I wish UDON were given a greater level of artistic license to add more flair to some of the stages. Fei Long's level is dull as ever; and I would have preferred they bent the rules and gave us Dhalsim's stage from Alpha 2. I find the elephants so annoying with their rigid three-frame animation sequences. Considering all the struggles Sirlin faced to even get gameplay tweaks incorporated into HD Remix, however, I consider this a minor issue that isn't worth crying about.
The music featured by OC Remix was definitely an awesome treat, but a week after the game's release I couldn't take the new tunes and ended up settling for the classic tracks. (Have you listened to Dee Jay's track? It sounds like something you'd hear in an elevator or a doctor's office.) I am not trying to knock any of the talent, but it's an acquired taste that I just haven't warmed up to, and I feel the tracks are better suited for casual listening.
Moving on, the online connectivity is smoother than I ever imagined, but it's not quite perfect.

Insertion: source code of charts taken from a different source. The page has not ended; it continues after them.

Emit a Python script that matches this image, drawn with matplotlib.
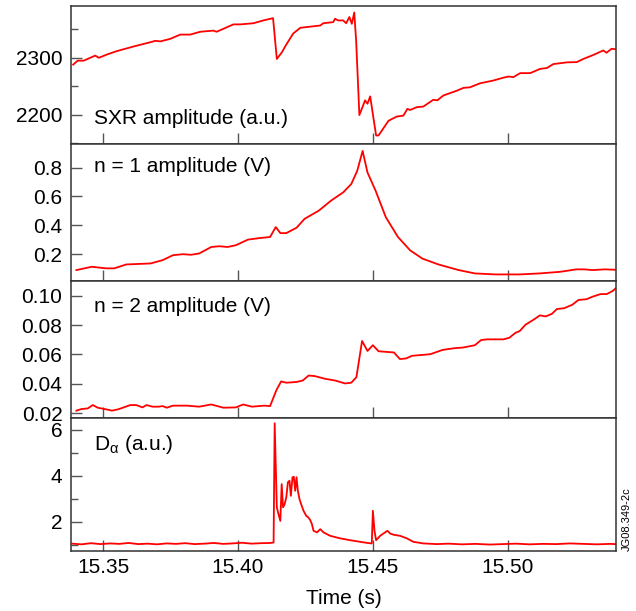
import matplotlib
matplotlib.use('Agg')
import matplotlib.pyplot as plt
from matplotlib.ticker import MultipleLocator, FormatStrFormatter

plt.rcParams['font.family'] = ['Liberation Sans', 'DejaVu Sans']
plt.rcParams['font.size'] = 15

# SXR amplitude (a.u.)
sxr_t = [15.3389, 15.3406, 15.3428, 15.3471, 15.3484, 15.3515, 15.3552, 15.3613,
         15.3675, 15.3694, 15.3712, 15.3749, 15.3786, 15.3823, 15.3860, 15.3909,
         15.3921, 15.3959, 15.3983, 15.4009, 15.4057, 15.4094, 15.4130, 15.4144,
         15.4163, 15.4181, 15.4205, 15.4231, 15.4268, 15.4305, 15.4316, 15.4353,
         15.4360, 15.4371, 15.4390, 15.4401, 15.4413, 15.4422, 15.4431, 15.4438,
         15.4450, 15.4471, 15.4480, 15.4490, 15.4512, 15.4521, 15.4558, 15.4589,
         15.4613, 15.4628, 15.4638, 15.4663, 15.4687, 15.4724, 15.4739, 15.4761,
         15.4811, 15.4836, 15.4860, 15.4897, 15.4947, 15.4984, 15.5003, 15.5021,
         15.5046, 15.5083, 15.5120, 15.5145, 15.5169, 15.5219, 15.5256, 15.5280,
         15.5317, 15.5354, 15.5366, 15.5385, 15.5401]
sxr_v = [2288, 2295, 2295, 2304, 2300, 2306, 2312, 2320,
         2327.5, 2330, 2329, 2333.5, 2341, 2341, 2346, 2348,
         2346, 2354, 2359, 2359, 2361, 2366, 2370, 2298,
         2310, 2325, 2343, 2353, 2355, 2357, 2361, 2363,
         2369, 2366, 2366, 2361, 2372, 2360, 2380, 2330,
         2199, 2225, 2219, 2232, 2163, 2163, 2189, 2196.5,
         2198, 2210, 2208, 2213, 2214, 2226, 2225, 2233.5,
         2242, 2247, 2248, 2255, 2260, 2265, 2267, 2266,
         2273, 2273, 2280.5, 2282, 2289, 2292, 2292.5, 2298,
         2305, 2313, 2309, 2316, 2315]

# n = 1 amplitude (V)
n1_t = [15.3401, 15.3458, 15.3511, 15.3541, 15.3586, 15.3676, 15.3721, 15.3759,
        15.3796, 15.3826, 15.3856, 15.3901, 15.3931, 15.3961, 15.3992, 15.4037,
        15.4082, 15.4119, 15.4140, 15.4157, 15.4179, 15.4217, 15.4247, 15.4300,
        15.4345, 15.4390, 15.4420, 15.4442, 15.4462, 15.4480, 15.4510, 15.4548,
        15.4593, 15.4638, 15.4683, 15.4743, 15.4818, 15.4878, 15.4953, 15.5044,
        15.5119, 15.5194, 15.5254, 15.5284, 15.5314, 15.5359, 15.5404]
n1_v = [0.090, 0.113, 0.102, 0.102, 0.129, 0.136, 0.159, 0.193,
        0.200, 0.196, 0.205, 0.250, 0.255, 0.250, 0.262, 0.301,
        0.312, 0.319, 0.388, 0.346, 0.346, 0.383, 0.445, 0.502,
        0.571, 0.628, 0.686, 0.777, 0.915, 0.766, 0.640, 0.456,
        0.319, 0.227, 0.170, 0.129, 0.090, 0.067, 0.060, 0.060,
        0.067, 0.078, 0.095, 0.095, 0.090, 0.095, 0.092]

# n = 2 amplitude (V)
n2_zx = [187, 200, 215, 228, 240, 260, 275, 290, 320, 335, 350, 360, 375, 390,
         400, 410, 425, 460, 490, 520, 550, 580, 598, 620, 650, 665, 680, 692,
         705, 730, 745, 760, 775, 800, 825, 850, 865, 878, 892, 905, 918, 932,
         950, 970, 985, 1000, 1015, 1060, 1090, 1120, 1140, 1170, 1185, 1200,
         1240, 1255, 1270, 1280, 1295, 1315, 1330, 1345, 1360, 1372, 1390, 1410,
         1425, 1445, 1460, 1480, 1495, 1510, 1520]
n2_t = [round(15.35 + (zx - 253) / 6653, 4) for zx in n2_zx]
n2_v = [0.0218, 0.0229, 0.0233, 0.0256, 0.0238, 0.0227, 0.0218, 0.0227, 0.0256,
        0.0256, 0.0240, 0.0256, 0.0245, 0.0245, 0.0249, 0.0238, 0.0252, 0.0252,
        0.0245, 0.0260, 0.0238, 0.0240, 0.0260, 0.0245, 0.0252, 0.0249, 0.0356,
        0.0417, 0.0408, 0.0413, 0.0423, 0.0457, 0.0453, 0.0435, 0.0423, 0.0403,
        0.0408, 0.0446, 0.0692, 0.0624, 0.0663, 0.0622, 0.0618, 0.0614, 0.0569,
        0.0573, 0.0591, 0.0602, 0.0631, 0.0643, 0.0647, 0.0663, 0.0698, 0.0703,
        0.0703, 0.0714, 0.0748, 0.0759, 0.0803, 0.0837, 0.0866, 0.0859, 0.0877,
        0.0909, 0.0915, 0.0938, 0.0971, 0.0976, 0.0993, 0.1011, 0.1011, 0.1032,
        0.1056]

# D-alpha (a.u.)
da_t = [15.3385, 15.3420, 15.3455, 15.3490, 15.3525, 15.3560, 15.3595, 15.3630,
        15.3665, 15.3700, 15.3735, 15.3770, 15.3805, 15.3840, 15.3875, 15.3910,
        15.3945, 15.3980, 15.4015, 15.4050, 15.4085, 15.4120, 15.4132, 15.4136,
        15.4144, 15.4150, 15.4157, 15.4162, 15.4167, 15.4173, 15.4179, 15.4185,
        15.4191, 15.4196, 15.4202, 15.4207, 15.4212, 15.4217, 15.4222, 15.4228,
        15.4234, 15.4243, 15.4253, 15.4261, 15.4268, 15.4274, 15.4280, 15.4293,
        15.4305, 15.4317, 15.4342, 15.4379, 15.4416, 15.4453, 15.4480, 15.4496,
        15.4500, 15.4506, 15.4512, 15.4527, 15.4539, 15.4554, 15.4564, 15.4576,
        15.4601, 15.4626, 15.4650, 15.4687, 15.4737, 15.4780, 15.4830, 15.4880,
        15.4934, 15.4980, 15.5030, 15.5080, 15.5130, 15.5180, 15.5230, 15.5280,
        15.5330, 15.5380, 15.5400]
da_v = [1.05, 1.02, 1.07, 1.03, 1.06, 1.04, 1.08, 1.03,
        1.05, 1.02, 1.06, 1.04, 1.07, 1.03, 1.05, 1.08,
        1.04, 1.06, 1.09, 1.05, 1.07, 1.08, 1.10, 6.29,
        2.63, 2.34, 2.04, 3.64, 2.63, 2.77, 3.06, 3.72,
        3.79, 3.13, 3.94, 3.96, 3.35, 3.94, 3.35, 2.99,
        2.77, 2.48, 2.26, 2.19, 2.07, 1.90, 1.61, 1.54,
        1.68, 1.54, 1.39, 1.28, 1.20, 1.13, 1.08, 1.06,
        2.48, 1.61, 1.20, 1.39, 1.49, 1.61, 1.49, 1.44,
        1.39, 1.28, 1.13, 1.06, 1.03, 1.05, 1.02, 1.04,
        1.01, 1.03, 1.05, 1.02, 1.04, 1.03, 1.06, 1.04,
        1.02, 1.04, 1.03]

fig = plt.figure(figsize=(6.36, 6.11), dpi=100)
gs = fig.add_gridspec(4, 1, height_ratios=[138.3, 137, 137, 133], hspace=0,
                      left=0.1112, right=0.9693, top=0.9907, bottom=0.0982)
ax = [fig.add_subplot(gs[i]) for i in range(4)]
for a in ax[1:]:
    a.sharex(ax[0])

red = '#ff0000'
ax[0].plot(sxr_t, sxr_v, color=red, lw=1.3)
ax[1].plot(n1_t, n1_v, color=red, lw=1.3)
ax[2].plot(n2_t, n2_v, color=red, lw=1.3)
ax[3].plot(da_t, da_v, color=red, lw=1.3)

ax[0].set_ylim(2148, 2392)
ax[0].yaxis.set_major_locator(MultipleLocator(100))
ax[0].yaxis.set_minor_locator(MultipleLocator(50))

ax[1].set_ylim(0.0145, 0.963)
ax[1].yaxis.set_major_locator(MultipleLocator(0.2))
ax[1].yaxis.set_major_formatter(FormatStrFormatter('%.1f'))

ax[2].set_ylim(0.0168, 0.110)
ax[2].yaxis.set_major_locator(MultipleLocator(0.02))
ax[2].yaxis.set_major_formatter(FormatStrFormatter('%.2f'))

ax[3].set_ylim(0.73, 6.52)
ax[3].yaxis.set_major_locator(MultipleLocator(2))
ax[3].yaxis.set_minor_locator(MultipleLocator(1))

ax[3].set_xlim(15.338, 15.5403)
ax[3].xaxis.set_major_locator(MultipleLocator(0.05))
ax[3].xaxis.set_major_formatter(FormatStrFormatter('%.2f'))
ax[3].set_xlabel('Time (s)', labelpad=9)

for a in ax:
    a.tick_params(which='both', direction='in', color='#555555', width=1.0,
                  top=False, right=False, labelsize=15)
    a.tick_params(which='major', length=8)
    a.tick_params(which='minor', length=5)
    a.tick_params(axis='y', pad=6)
    a.tick_params(axis='x', pad=5)
    for s in a.spines.values():
        s.set_color('#333333')
        s.set_linewidth(1.1)
for a in ax[:3]:
    a.tick_params(axis='x', labelbottom=False)

ax[0].text(0.042, 0.145, 'SXR amplitude (a.u.)', transform=ax[0].transAxes, va='baseline')
ax[1].text(0.042, 0.798, 'n = 1 amplitude (V)', transform=ax[1].transAxes, va='baseline')
ax[2].text(0.042, 0.776, 'n = 2 amplitude (V)', transform=ax[2].transAxes, va='baseline')
ax[3].text(0.042, 0.759, r'D$_{\mathregular{α}}$ (a.u.)', transform=ax[3].transAxes, va='baseline')

fig.text(0.985, 0.0982, 'JG08.349-2c', rotation=90, fontsize=8, ha='center', va='bottom')

plt.savefig('out.png', dpi=100)
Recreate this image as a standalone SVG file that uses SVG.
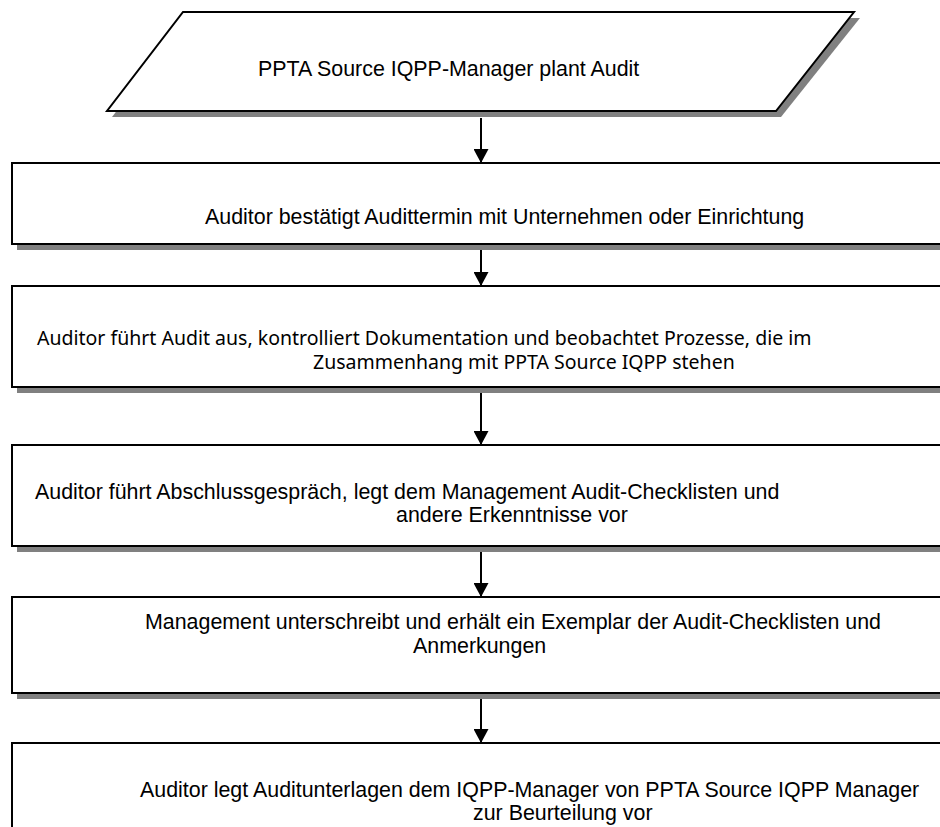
<svg xmlns="http://www.w3.org/2000/svg" width="940" height="827" viewBox="0 0 940 827">
<style>
.bg{fill:#ffffff}
.shape{fill:#ffffff;stroke:#000000;stroke-width:2}
.shadow{fill:#808080;stroke:none}
.t{font-family:"Liberation Sans",Arial,sans-serif;font-size:21.4px;fill:#000000}
.t2{font-family:"Noto Sans","DejaVu Sans",sans-serif;font-size:19.5px;fill:#000000}
.conn{stroke:#000000;stroke-width:2;fill:none}
</style>
<defs>
<marker id="ah" markerUnits="userSpaceOnUse" viewBox="0 0 14 15" markerWidth="14" markerHeight="15" refX="14" refY="7.5" orient="auto">
<path d="M0,0 L14,7.5 L0,15 Z" fill="#000000"/>
</marker>
</defs>
<rect class="bg" x="0" y="0" width="940" height="827"/>
<g id="n0">
<polygon class="shadow" points="188,18 860,18 781,117 112,117"/>
<polygon class="shape" points="183,12 854,12 776,111 107,111"/>
<text class="t" x="258" y="76">PPTA Source IQPP-Manager plant Audit</text>
</g>
<g id="n1">
<rect class="shadow" x="17" y="169" width="940" height="81"/>
<rect class="shape" x="12" y="163" width="940" height="81"/>
<text class="t" x="205" y="224">Auditor bestätigt Audittermin mit Unternehmen oder Einrichtung</text>
</g>
<g id="n2">
<rect class="shadow" x="17" y="292" width="940" height="101"/>
<rect class="shape" x="12" y="286" width="940" height="101"/>
<text class="t2" x="37" y="345">Auditor führt Audit aus, kontrolliert Dokumentation und beobachtet Prozesse, die im</text>
<text class="t2" x="313" y="369">Zusammenhang mit PPTA Source IQPP stehen</text>
</g>
<g id="n3">
<rect class="shadow" x="17" y="451" width="940" height="101"/>
<rect class="shape" x="12" y="445" width="940" height="101"/>
<text class="t" x="35" y="499">Auditor führt Abschlussgespräch, legt dem Management Audit-Checklisten und</text>
<text class="t" x="396" y="522">andere Erkenntnisse vor</text>
</g>
<g id="n4">
<rect class="shadow" x="17" y="603" width="940" height="96"/>
<rect class="shape" x="12" y="597" width="940" height="96"/>
<text class="t" x="145" y="629">Management unterschreibt und erhält ein Exemplar der Audit-Checklisten und</text>
<text class="t" x="413" y="653">Anmerkungen</text>
</g>
<g id="n5">
<rect class="shadow" x="17" y="749" width="940" height="100"/>
<rect class="shape" x="12" y="743" width="940" height="100"/>
<text class="t" x="140" y="797">Auditor legt Auditunterlagen dem IQPP-Manager von PPTA Source IQPP Manager</text>
<text class="t" x="473" y="820">zur Beurteilung vor</text>
</g>
<g id="connectors">
<line class="conn" x1="481" y1="118" x2="481" y2="163" marker-end="url(#ah)"/>
<line class="conn" x1="481" y1="250" x2="481" y2="286" marker-end="url(#ah)"/>
<line class="conn" x1="481" y1="393" x2="481" y2="445" marker-end="url(#ah)"/>
<line class="conn" x1="481" y1="552" x2="481" y2="597" marker-end="url(#ah)"/>
<line class="conn" x1="481" y1="699" x2="481" y2="743" marker-end="url(#ah)"/>
</g>
</svg>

It's a huge improvement over previous netcode efforts, thanks to GGPO founder Tony Cannon, who assisted Backbone Entertainment and Sirlin create the most robust virtual arcade experience online. Players can adjust the network settings to accommodate for poor connectivity, which should be rare and uncommon if you have a decent ISP. Every so often, you'll come across issues where the audio just randomly fades out, characters move out of sync, or life bars are incorrectly displaying the wrong fighter data (somewhat disorienting, especially when you're winning), but I am sure that Capcom is aware of these shortcomings and a patch is imminent.
The support for this title alone sent a clear message to Capcom that Street Fighter is still alive and well. If you're an old-school vet, an arcade alumnus, or just someone who likes to occasionally kick a few rounds of talking smack, this is one fighting treat you don't want to pass up. Hop online and bring the noise.